We currently have projections which filter events of interest for different denormalisers to process. We record the position in the stream of the last event processed by the denormliser in a DB. This allows us to work out how far behind the head of the stream the denormaliser is, by querying eventstore for the stream and seeing the index at the head and comparing it to the index in the DB, and we can use this to get notified if a consumer is slow, or stopped processing for some reason.
To avoid write amplification of the projections we are moving away from this model and instead having the catch-up subscriptions subscribe to the $all stream instead and filter on the client. This requires us to not store the event index, but the commit position and prepare position in the $all stream instead.
We are now not sure how we can workout how far behind the head of the $all stream we are, as the commit position and prepare positions are not sequential.
Any ideas on how we can solve this
In fact, prepare and commit positions are the exact offset in the event log. If you take the prepare position of $all/head and subtract the prepare position of the last processed event you will have exactly how many bytes are remaining to be processed. There’s no way to know the number of events in the $all stream though.
I’m not sure if commit and prepare positions are supposed to be opaque so no guarantee if this will always be the case. Another caveat is if you have scavenged data then the number of bytes will still include it.
Thanks. This is what I suspected, and this doesn’t tell us if any of the missed bytes are events that the denormaliser is interested in though so not sure how useful it is.
I’m not sure if commit and prepare positions are supposed to be opaque so no guarantee if this will always be the case. Another caveat is if you have scavenged data then the number of bytes will still include it.
Correct. It is the logical position. A reasonable representation of where you are at might be reasonable as an addition though (and isnt much work)
Do you mean this is something that could be added to event store API reasonably easily, to allow clients to have some sort of logical position upon which to make the sort of decision I alluded to?
I am not sure how such a value could be calculated at a reasonably low cost. I can give you “some idea” of it but an exact number is actually very expensive to calculate and it can change while you are running through (think a chunk gets scavenged that is ahead of you, you also have writes happening while you are catching up!)
Our initial thoughts were either that we have a single service , or each service manages this on its own, which subscribers to the all stream and knows what events each denormaliser subscribes to, which keeps track of the effective ‘count’ of all events for that denormaliser. Then each denormaliser keeps its own count and we can compare the two.
But obviously fraught with issues around the indexes maintained by that service. Is it not possible to get a single logical index for all events in the all stream? This wouldn’t be perfect but might go some way towards…
The $all stream and subscribing to $all does give you an exact index and ways of continuing for a subscription the same as a stream subscription. Why does this not work?

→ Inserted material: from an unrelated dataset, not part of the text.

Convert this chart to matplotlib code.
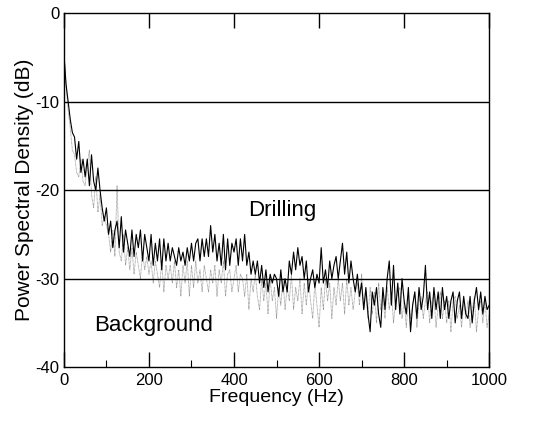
import numpy as np
import matplotlib
matplotlib.use("Agg")
import matplotlib.pyplot as plt
from matplotlib.ticker import MultipleLocator, FixedLocator

plt.rcParams['font.family'] = ['Liberation Sans', 'DejaVu Sans']
plt.rcParams['axes.unicode_minus'] = False

# frequency grid (Hz), one reading every 5 Hz
freq = np.arange(0, 1001, 5)

# drilling spectrum (dB)
drilling = [
    -4.5, -8, -10, -12, -13.5, -14, -16.5, -14.5, -18, -16.5,
    -18.5, -16.5, -19.5, -16, -19, -20, -17.5, -20, -22, -23.5,
    -22, -25, -23.5, -26.5, -24.5, -23.5, -26.5, -23, -27, -24.5,
    -26, -27.5, -24.5, -27.5, -25, -26.5, -24.5, -28, -25, -26.5,
    -28, -25, -28.5, -26, -28, -25.5, -29, -25.5, -28, -26,
    -28, -26.5, -27.5, -28.5, -26.5, -28, -27, -28.5, -26.5, -28,
    -26, -28, -26, -25.5, -28, -25.5, -27.5, -25.5, -27.5, -24,
    -27, -25, -28, -26, -28.5, -25, -29, -25.5, -28.5, -26,
    -27, -25.5, -28.5, -25.5, -28, -25, -28.5, -27, -29.5, -28,
    -29.5, -28, -30.5, -28.5, -31, -29, -31.5, -29.5, -30.5, -29.5,
    -30, -32, -29, -31.5, -30, -31.5, -28, -29.5, -27, -29,
    -26.5, -28.5, -27.5, -30, -28, -31.5, -30, -29, -31, -29.5,
    -30.5, -26.5, -30.5, -29, -31, -28, -30, -28.5, -27.5, -30,
    -28, -26, -29.5, -27, -30.5, -28, -30, -31.5, -29.5, -32,
    -30.5, -33.5, -31, -34, -36, -31.5, -33, -31, -34, -35.5,
    -31, -33.5, -30, -28, -33, -28.5, -33.5, -30.5, -34, -30,
    -32.5, -34, -31, -36, -33, -31.5, -34.5, -31, -33.5, -32,
    -28.5, -33.5, -31.5, -34.5, -31, -33.5, -31.5, -34.5, -31, -33.5,
    -32, -34.5, -32.5, -31.5, -35, -32.5, -31.5, -34.5, -32, -34,
    -34.5, -32, -35, -32.5, -31, -33.5, -31.5, -34, -32, -33.5,
    -33,
]

# background spectrum (dB)
background = [
    -4.5, -8, -11, -13, -15.5, -16, -18, -18.5, -16.5, -19,
    -19.5, -17, -15.5, -20.5, -22, -18.5, -22.5, -20.5, -24, -23,
    -24, -25, -27, -24.5, -27.5, -19.5, -27, -28, -25, -28.5,
    -26.5, -29, -26.5, -29.5, -27, -28.5, -30, -27, -29, -27.5,
    -29.5, -28, -30.5, -28, -29.5, -31, -28, -31.5, -28.5, -30,
    -28.5, -30.5, -28, -31, -29, -32, -28.5, -30.5, -28, -32,
    -28.5, -31, -28, -30.5, -29, -31.5, -28.5, -30, -31.5, -29,
    -30.5, -28.5, -32, -29, -30.5, -28, -32, -29.5, -29, -31.5,
    -30, -28.5, -31.5, -29.5, -30, -32, -29.5, -33.5, -30, -31.5,
    -29.5, -32, -33.5, -30, -32.5, -30.5, -34, -30, -32.5, -31,
    -34.5, -31, -33, -30, -33.5, -31, -32.5, -29.5, -33.5, -31,
    -32.5, -30, -34, -30.5, -33, -30, -32.5, -34.5, -30.5, -33,
    -35.5, -31, -33.5, -30, -32.5, -30.5, -34.5, -31, -33, -30,
    -32.5, -30.5, -34, -30, -33, -31, -33.5, -31.5, -30.5, -33,
    -29.5, -33.5, -31.5, -34.5, -31, -34, -31.5, -35, -30.5, -33.5,
    -32, -34.5, -31, -33.5, -31.5, -35, -32.5, -31.5, -31, -34.5,
    -32.5, -35.5, -32, -34.5, -33, -31.5, -35.5, -32.5, -32, -34.5,
    -32.5, -31.5, -35, -32.5, -32, -35.5, -33, -31.5, -34.5, -32.5,
    -35, -32.5, -36, -32.5, -32, -34.5, -33, -35.5, -32.5, -34.5,
    -32.5, -35.5, -33.5, -32, -36, -33.5, -32.5, -35, -32.5, -35.5,
    -34,
]

fig = plt.figure(figsize=(5.46, 4.23), dpi=100)
ax = fig.add_axes([0.117, 0.132, 0.779, 0.837])

ax.plot(freq, background, color='0.6', lw=0.6, ls=(0, (1, 0.6)))
ax.plot(freq, drilling, color='black', lw=0.8)

for yv in (-10, -20, -30):
    ax.axhline(yv, color='black', lw=1.0, zorder=3)

ax.set_xlim(0, 1000)
ax.set_ylim(-40, 0)
ax.xaxis.set_major_locator(MultipleLocator(200))
ax.xaxis.set_minor_locator(FixedLocator([100, 300, 500, 700, 900]))
ax.yaxis.set_major_locator(MultipleLocator(10))
ax.tick_params(axis='x', which='major', direction='in', length=11, width=1,
               top=True, labelsize=12, pad=4)
ax.tick_params(axis='x', which='minor', direction='in', length=5, width=0.8)
ax.tick_params(axis='y', length=0, labelsize=12, pad=3)

for s in ax.spines.values():
    s.set_linewidth(1.0)

ax.set_xlabel('Frequency (Hz)', fontsize=14, labelpad=1)
ax.set_ylabel('Power Spectral Density (dB)', fontsize=15, labelpad=1)

ax.text(513, -22.3, 'Drilling', fontsize=16, ha='center', va='center')
ax.text(210, -35.3, 'Background', fontsize=16, ha='center', va='center')

fig.savefig('out.png', dpi=100)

So in our current model, we can compare the event index of the denormaliser with the protection head to work out exactly how many events the denormaliser is behind, because the projected steam only contains events the denormaliser cares about.

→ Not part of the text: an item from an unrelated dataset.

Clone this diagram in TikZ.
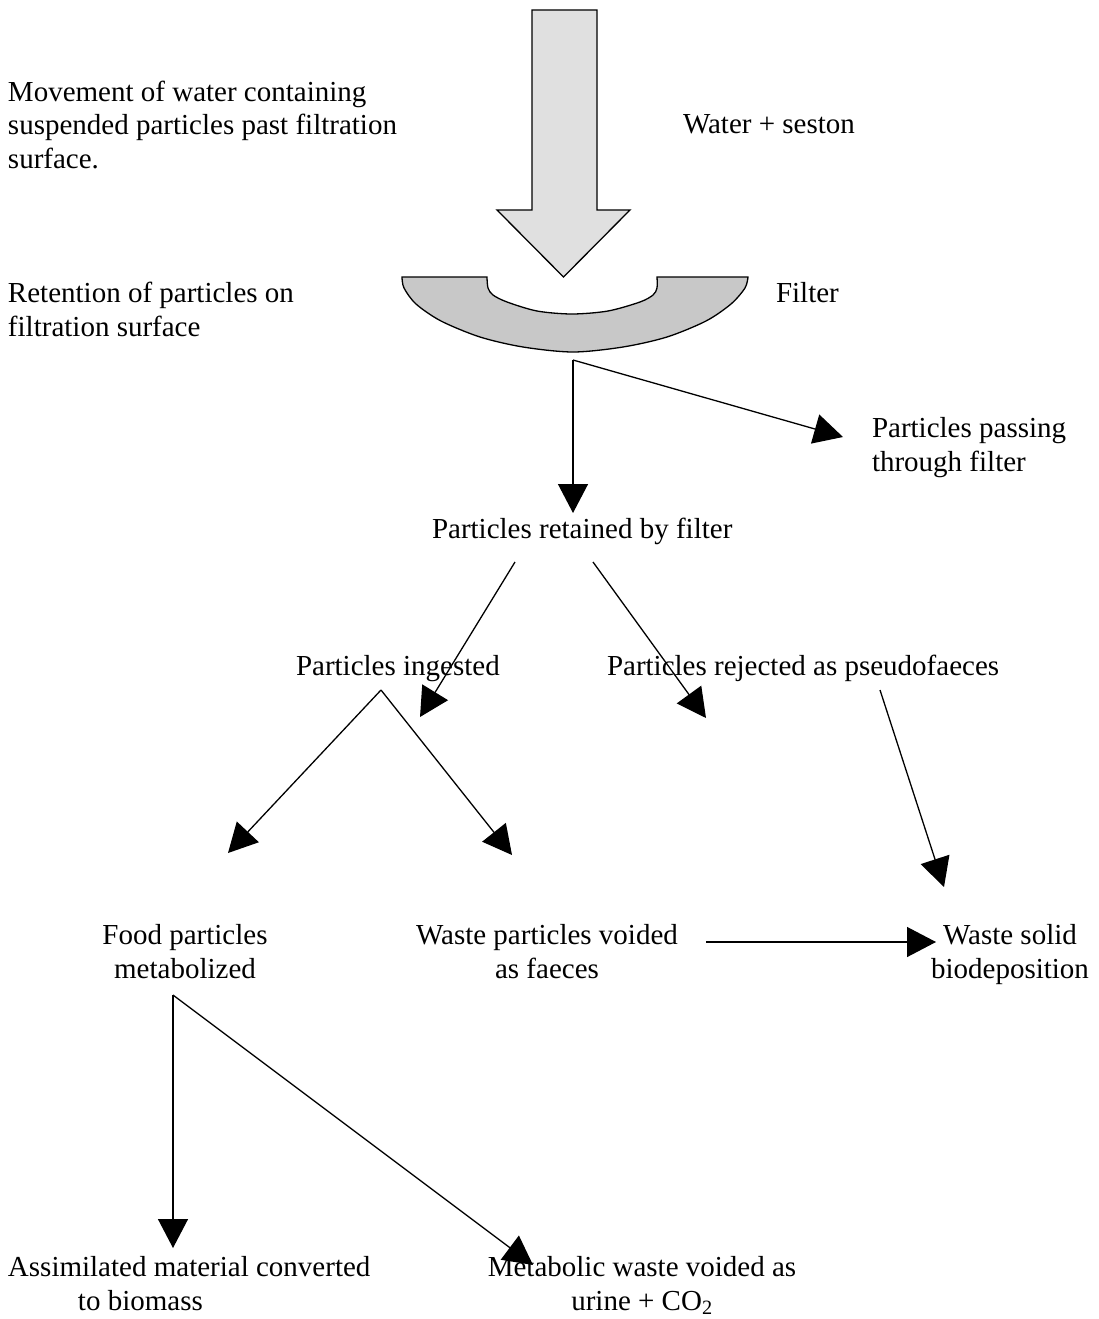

In the new model with the all stream, we only write the index if we process an event the denormaliser cares about (maybe this is something we could change but I’m a little lothed to write to the dB for every event, even if are ignoring 1000 everts in a row). Because we don’t know how many events have been written which the denormaliser needs to process we don’t know if we are keeping up with processing, which is something we’d like to monitor, in case a service stops processing unexpectedly, or more likely gets overwhelmed. And even if we store the current position in the all stream on every event processed we still won’t know if the difference represents 1 event it 109
If you are going from a stream then you you just use the current position of stream (largest event number) - current position you are. You can do roughly the same on $all. The additional reads to calculate this I assume would be one read every few seconds (figure out where the head is) so it should be relatively cheap to keep calculated as well.